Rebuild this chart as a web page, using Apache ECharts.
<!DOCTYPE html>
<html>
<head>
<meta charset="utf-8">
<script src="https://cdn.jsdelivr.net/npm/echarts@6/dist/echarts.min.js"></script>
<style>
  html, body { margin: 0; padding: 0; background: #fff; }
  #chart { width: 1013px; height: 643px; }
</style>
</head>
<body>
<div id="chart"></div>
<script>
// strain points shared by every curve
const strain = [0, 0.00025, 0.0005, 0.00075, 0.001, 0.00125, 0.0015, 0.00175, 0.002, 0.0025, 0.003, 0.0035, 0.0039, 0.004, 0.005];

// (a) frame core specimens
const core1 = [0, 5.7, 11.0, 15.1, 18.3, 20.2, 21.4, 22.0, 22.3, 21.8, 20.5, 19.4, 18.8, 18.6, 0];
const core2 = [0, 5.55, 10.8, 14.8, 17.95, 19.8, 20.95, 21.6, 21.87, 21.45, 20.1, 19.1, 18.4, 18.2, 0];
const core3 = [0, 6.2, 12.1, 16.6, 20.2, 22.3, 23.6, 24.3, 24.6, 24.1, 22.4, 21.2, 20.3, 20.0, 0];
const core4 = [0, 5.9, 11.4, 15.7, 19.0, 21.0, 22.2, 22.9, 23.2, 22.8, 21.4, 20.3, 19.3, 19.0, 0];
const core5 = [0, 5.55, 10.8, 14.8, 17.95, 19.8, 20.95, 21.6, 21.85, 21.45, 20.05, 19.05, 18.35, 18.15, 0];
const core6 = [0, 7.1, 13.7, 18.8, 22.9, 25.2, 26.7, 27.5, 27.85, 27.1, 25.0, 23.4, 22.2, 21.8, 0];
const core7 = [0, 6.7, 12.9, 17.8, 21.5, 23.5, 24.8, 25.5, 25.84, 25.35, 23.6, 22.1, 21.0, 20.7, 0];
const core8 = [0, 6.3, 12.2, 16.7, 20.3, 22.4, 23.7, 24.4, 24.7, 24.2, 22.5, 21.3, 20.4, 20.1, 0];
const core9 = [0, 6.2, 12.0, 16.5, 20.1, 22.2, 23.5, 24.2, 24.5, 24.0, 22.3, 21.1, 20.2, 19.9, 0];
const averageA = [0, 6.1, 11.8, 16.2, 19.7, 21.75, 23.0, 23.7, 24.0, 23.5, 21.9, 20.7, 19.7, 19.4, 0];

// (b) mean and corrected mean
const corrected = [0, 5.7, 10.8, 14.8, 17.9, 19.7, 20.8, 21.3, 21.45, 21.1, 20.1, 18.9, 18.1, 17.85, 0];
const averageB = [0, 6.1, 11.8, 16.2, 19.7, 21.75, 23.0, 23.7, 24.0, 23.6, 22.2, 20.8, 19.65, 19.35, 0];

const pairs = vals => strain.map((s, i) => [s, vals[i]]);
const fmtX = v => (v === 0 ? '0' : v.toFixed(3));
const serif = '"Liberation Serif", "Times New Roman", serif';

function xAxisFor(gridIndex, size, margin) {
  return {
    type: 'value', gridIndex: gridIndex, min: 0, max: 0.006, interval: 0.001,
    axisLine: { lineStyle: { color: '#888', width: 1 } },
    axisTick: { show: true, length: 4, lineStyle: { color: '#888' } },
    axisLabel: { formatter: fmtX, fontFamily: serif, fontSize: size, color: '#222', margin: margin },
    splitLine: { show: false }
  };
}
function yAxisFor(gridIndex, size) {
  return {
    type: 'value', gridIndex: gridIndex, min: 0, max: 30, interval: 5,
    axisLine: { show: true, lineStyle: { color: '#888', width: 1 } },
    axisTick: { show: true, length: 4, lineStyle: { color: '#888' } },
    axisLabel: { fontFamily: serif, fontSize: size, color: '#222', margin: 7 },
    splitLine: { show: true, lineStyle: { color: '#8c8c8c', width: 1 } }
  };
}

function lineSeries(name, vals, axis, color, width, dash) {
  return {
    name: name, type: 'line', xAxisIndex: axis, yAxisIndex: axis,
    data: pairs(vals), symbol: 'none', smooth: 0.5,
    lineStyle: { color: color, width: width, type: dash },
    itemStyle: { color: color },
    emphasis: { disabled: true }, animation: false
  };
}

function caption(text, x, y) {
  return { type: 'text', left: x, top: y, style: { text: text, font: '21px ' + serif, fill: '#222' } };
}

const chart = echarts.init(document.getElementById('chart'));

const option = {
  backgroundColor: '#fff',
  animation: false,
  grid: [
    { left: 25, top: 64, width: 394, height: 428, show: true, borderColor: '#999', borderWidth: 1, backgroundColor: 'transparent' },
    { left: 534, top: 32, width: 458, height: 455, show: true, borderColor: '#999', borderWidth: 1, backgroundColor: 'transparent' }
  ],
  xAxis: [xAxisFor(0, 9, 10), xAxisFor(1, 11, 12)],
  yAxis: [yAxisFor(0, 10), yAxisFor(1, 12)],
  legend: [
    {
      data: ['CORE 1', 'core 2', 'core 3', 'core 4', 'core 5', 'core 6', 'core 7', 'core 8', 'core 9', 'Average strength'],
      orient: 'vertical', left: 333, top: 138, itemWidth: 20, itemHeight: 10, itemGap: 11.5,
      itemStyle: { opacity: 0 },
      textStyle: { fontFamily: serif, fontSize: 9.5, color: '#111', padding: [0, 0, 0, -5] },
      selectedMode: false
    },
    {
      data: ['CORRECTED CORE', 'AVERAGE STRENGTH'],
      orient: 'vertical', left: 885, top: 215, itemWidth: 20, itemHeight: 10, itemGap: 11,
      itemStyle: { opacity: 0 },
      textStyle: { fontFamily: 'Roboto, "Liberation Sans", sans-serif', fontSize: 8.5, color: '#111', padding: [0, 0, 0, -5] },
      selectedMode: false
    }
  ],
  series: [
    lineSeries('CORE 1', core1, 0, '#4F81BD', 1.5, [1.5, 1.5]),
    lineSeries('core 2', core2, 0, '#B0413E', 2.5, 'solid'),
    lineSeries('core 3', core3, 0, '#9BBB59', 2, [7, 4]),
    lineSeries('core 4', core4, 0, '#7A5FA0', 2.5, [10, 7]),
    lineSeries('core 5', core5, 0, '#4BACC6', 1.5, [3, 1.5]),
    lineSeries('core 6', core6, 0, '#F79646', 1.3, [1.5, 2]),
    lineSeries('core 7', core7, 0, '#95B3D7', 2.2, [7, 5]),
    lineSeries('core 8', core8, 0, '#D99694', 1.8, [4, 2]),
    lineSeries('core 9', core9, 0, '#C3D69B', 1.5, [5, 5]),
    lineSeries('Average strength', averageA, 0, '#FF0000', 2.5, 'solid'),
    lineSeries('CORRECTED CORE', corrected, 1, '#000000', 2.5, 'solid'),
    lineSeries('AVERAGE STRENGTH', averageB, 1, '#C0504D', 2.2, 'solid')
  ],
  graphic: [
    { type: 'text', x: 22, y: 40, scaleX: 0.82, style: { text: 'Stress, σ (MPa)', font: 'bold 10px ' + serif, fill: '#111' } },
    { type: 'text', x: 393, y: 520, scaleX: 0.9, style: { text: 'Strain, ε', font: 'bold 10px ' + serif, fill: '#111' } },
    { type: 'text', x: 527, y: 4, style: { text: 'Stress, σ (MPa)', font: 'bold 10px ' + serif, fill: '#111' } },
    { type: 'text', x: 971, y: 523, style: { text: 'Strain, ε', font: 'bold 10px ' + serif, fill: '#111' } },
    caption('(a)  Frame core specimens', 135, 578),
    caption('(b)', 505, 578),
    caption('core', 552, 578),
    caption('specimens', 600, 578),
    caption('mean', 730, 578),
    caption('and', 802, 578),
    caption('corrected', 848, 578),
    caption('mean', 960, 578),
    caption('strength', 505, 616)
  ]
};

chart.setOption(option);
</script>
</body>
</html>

*EXERCISE DESCRIPTION*: Each line must be given again exactly as written above.

*CORRECT ANSWER*:
Rebuild this chart as a web page, using Apache ECharts.
<!DOCTYPE html>
<html>
<head>
<meta charset="utf-8">
<script src="https://cdn.jsdelivr.net/npm/echarts@6/dist/echarts.min.js"></script>
<style>
  html, body { margin: 0; padding: 0; background: #fff; }
  #chart { width: 1013px; height: 643px; }
</style>
</head>
<body>
<div id="chart"></div>
<script>
// strain points shared by every curve
const strain = [0, 0.00025, 0.0005, 0.00075, 0.001, 0.00125, 0.0015, 0.00175, 0.002, 0.0025, 0.003, 0.0035, 0.0039, 0.004, 0.005];

// (a) frame core specimens
const core1 = [0, 5.7, 11.0, 15.1, 18.3, 20.2, 21.4, 22.0, 22.3, 21.8, 20.5, 19.4, 18.8, 18.6, 0];
const core2 = [0, 5.55, 10.8, 14.8, 17.95, 19.8, 20.95, 21.6, 21.87, 21.45, 20.1, 19.1, 18.4, 18.2, 0];
const core3 = [0, 6.2, 12.1, 16.6, 20.2, 22.3, 23.6, 24.3, 24.6, 24.1, 22.4, 21.2, 20.3, 20.0, 0];
const core4 = [0, 5.9, 11.4, 15.7, 19.0, 21.0, 22.2, 22.9, 23.2, 22.8, 21.4, 20.3, 19.3, 19.0, 0];
const core5 = [0, 5.55, 10.8, 14.8, 17.95, 19.8, 20.95, 21.6, 21.85, 21.45, 20.05, 19.05, 18.35, 18.15, 0];
const core6 = [0, 7.1, 13.7, 18.8, 22.9, 25.2, 26.7, 27.5, 27.85, 27.1, 25.0, 23.4, 22.2, 21.8, 0];
const core7 = [0, 6.7, 12.9, 17.8, 21.5, 23.5, 24.8, 25.5, 25.84, 25.35, 23.6, 22.1, 21.0, 20.7, 0];
const core8 = [0, 6.3, 12.2, 16.7, 20.3, 22.4, 23.7, 24.4, 24.7, 24.2, 22.5, 21.3, 20.4, 20.1, 0];
const core9 = [0, 6.2, 12.0, 16.5, 20.1, 22.2, 23.5, 24.2, 24.5, 24.0, 22.3, 21.1, 20.2, 19.9, 0];
const averageA = [0, 6.1, 11.8, 16.2, 19.7, 21.75, 23.0, 23.7, 24.0, 23.5, 21.9, 20.7, 19.7, 19.4, 0];

// (b) mean and corrected mean
const corrected = [0, 5.7, 10.8, 14.8, 17.9, 19.7, 20.8, 21.3, 21.45, 21.1, 20.1, 18.9, 18.1, 17.85, 0];
const averageB = [0, 6.1, 11.8, 16.2, 19.7, 21.75, 23.0, 23.7, 24.0, 23.6, 22.2, 20.8, 19.65, 19.35, 0];

const pairs = vals => strain.map((s, i) => [s, vals[i]]);
const fmtX = v => (v === 0 ? '0' : v.toFixed(3));
const serif = '"Liberation Serif", "Times New Roman", serif';

function xAxisFor(gridIndex, size, margin) {
  return {
    type: 'value', gridIndex: gridIndex, min: 0, max: 0.006, interval: 0.001,
    axisLine: { lineStyle: { color: '#888', width: 1 } },
    axisTick: { show: true, length: 4, lineStyle: { color: '#888' } },
    axisLabel: { formatter: fmtX, fontFamily: serif, fontSize: size, color: '#222', margin: margin },
    splitLine: { show: false }
  };
}
function yAxisFor(gridIndex, size) {
  return {
    type: 'value', gridIndex: gridIndex, min: 0, max: 30, interval: 5,
    axisLine: { show: true, lineStyle: { color: '#888', width: 1 } },
    axisTick: { show: true, length: 4, lineStyle: { color: '#888' } },
    axisLabel: { fontFamily: serif, fontSize: size, color: '#222', margin: 7 },
    splitLine: { show: true, lineStyle: { color: '#8c8c8c', width: 1 } }
  };
}

function lineSeries(name, vals, axis, color, width, dash) {
  return {
    name: name, type: 'line', xAxisIndex: axis, yAxisIndex: axis,
    data: pairs(vals), symbol: 'none', smooth: 0.5,
    lineStyle: { color: color, width: width, type: dash },
    itemStyle: { color: color },
    emphasis: { disabled: true }, animation: false
  };
}

function caption(text, x, y) {
  return { type: 'text', left: x, top: y, style: { text: text, font: '21px ' + serif, fill: '#222' } };
}

const chart = echarts.init(document.getElementById('chart'));

const option = {
  backgroundColor: '#fff',
  animation: false,
  grid: [
    { left: 25, top: 64, width: 394, height: 428, show: true, borderColor: '#999', borderWidth: 1, backgroundColor: 'transparent' },
    { left: 534, top: 32, width: 458, height: 455, show: true, borderColor: '#999', borderWidth: 1, backgroundColor: 'transparent' }
  ],
  xAxis: [xAxisFor(0, 9, 10), xAxisFor(1, 11, 12)],
  yAxis: [yAxisFor(0, 10), yAxisFor(1, 12)],
  legend: [
    {
      data: ['CORE 1', 'core 2', 'core 3', 'core 4', 'core 5', 'core 6', 'core 7', 'core 8', 'core 9', 'Average strength'],
      orient: 'vertical', left: 333, top: 138, itemWidth: 20, itemHeight: 10, itemGap: 11.5,
      itemStyle: { opacity: 0 },
      textStyle: { fontFamily: serif, fontSize: 9.5, color: '#111', padding: [0, 0, 0, -5] },
      selectedMode: false
    },
    {
      data: ['CORRECTED CORE', 'AVERAGE STRENGTH'],
      orient: 'vertical', left: 885, top: 215, itemWidth: 20, itemHeight: 10, itemGap: 11,
      itemStyle: { opacity: 0 },
      textStyle: { fontFamily: 'Roboto, "Liberation Sans", sans-serif', fontSize: 8.5, color: '#111', padding: [0, 0, 0, -5] },
      selectedMode: false
    }
  ],
  series: [
    lineSeries('CORE 1', core1, 0, '#4F81BD', 1.5, [1.5, 1.5]),
    lineSeries('core 2', core2, 0, '#B0413E', 2.5, 'solid'),
    lineSeries('core 3', core3, 0, '#9BBB59', 2, [7, 4]),
    lineSeries('core 4', core4, 0, '#7A5FA0', 2.5, [10, 7]),
    lineSeries('core 5', core5, 0, '#4BACC6', 1.5, [3, 1.5]),
    lineSeries('core 6', core6, 0, '#F79646', 1.3, [1.5, 2]),
    lineSeries('core 7', core7, 0, '#95B3D7', 2.2, [7, 5]),
    lineSeries('core 8', core8, 0, '#D99694', 1.8, [4, 2]),
    lineSeries('core 9', core9, 0, '#C3D69B', 1.5, [5, 5]),
    lineSeries('Average strength', averageA, 0, '#FF0000', 2.5, 'solid'),
    lineSeries('CORRECTED CORE', corrected, 1, '#000000', 2.5, 'solid'),
    lineSeries('AVERAGE STRENGTH', averageB, 1, '#C0504D', 2.2, 'solid')
  ],
  graphic: [
    { type: 'text', x: 22, y: 40, scaleX: 0.82, style: { text: 'Stress, σ (MPa)', font: 'bold 10px ' + serif, fill: '#111' } },
    { type: 'text', x: 393, y: 520, scaleX: 0.9, style: { text: 'Strain, ε', font: 'bold 10px ' + serif, fill: '#111' } },
    { type: 'text', x: 527, y: 4, style: { text: 'Stress, σ (MPa)', font: 'bold 10px ' + serif, fill: '#111' } },
    { type: 'text', x: 971, y: 523, style: { text: 'Strain, ε', font: 'bold 10px ' + serif, fill: '#111' } },
    caption('(a)  Frame core specimens', 135, 578),
    caption('(b)', 505, 578),
    caption('core', 552, 578),
    caption('specimens', 600, 578),
    caption('mean', 730, 578),
    caption('and', 802, 578),
    caption('corrected', 848, 578),
    caption('mean', 960, 578),
    caption('strength', 505, 616)
  ]
};

chart.setOption(option);
</script>
</body>
</html>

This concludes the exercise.